Going hand in hand with the gameplay is the magnifcent sound design. The music in Manhunt gets you pumped and does a great job of offering a haunting atmosphere, but it's the voice over work that really delivers here. As you lure thugs toward you, you hear seemingly countless lines of dialogue with little to no repetition. That's impressive, and a true testament to the attention to detail that was put into this game. I should also point out that as I was walking toward a door, an enemy jumped out and shouted something at me. I wasn't expecting it, so my heart definitely skipped a beat and I practically jumped out of my seat ... just like I did when I first played the game.

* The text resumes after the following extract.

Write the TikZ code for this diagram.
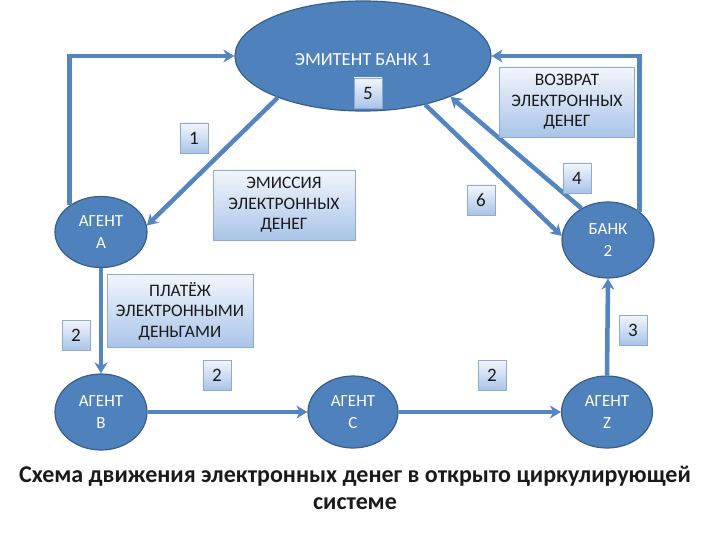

Manhunt is equal parts horrific and violent. In order to perform executions, you must engage your enemies from behind. While stalking your foes, you can increase the brutality of your offense by holding down on the attack button. The longer you hold down on it, the more violent your kill will be. There are three degrees of violence, and you can expect some surreal, intense stuff. Whacking your enemies' faces off with a baseball bat, hacking their heads off, and sticking a crowbar in their throats is just the beginning. Bear in mind, the violence in Manhunt will stay with you, and it is not for people who get easily disturbed.

So does Manhunt hold up? Aside from some glaring visual issues, a couple of AI faults later in the game, and a few old school design elements, Rockstar's venture into the stealth genre definitely holds up. Impatient gamers won't want to deal with the trial-and-error aspect of the game, but those who want an engrossing, horrific, and gory experience are likely to find a great deal of worthwhile gameplay even after all these years. In short, the graphics don't hold up, the gameplay does, and the violence in the game is so intense that it still manages to stay with you long after you've finished playing. I would highly recommend that you take Manhunt for a ride this Halloween. And don't forget to turn off the lights!

The verdict: It looks pretty ugly by today's standards, but Manhunt is still creepy as heck, and it's a total thrill ride.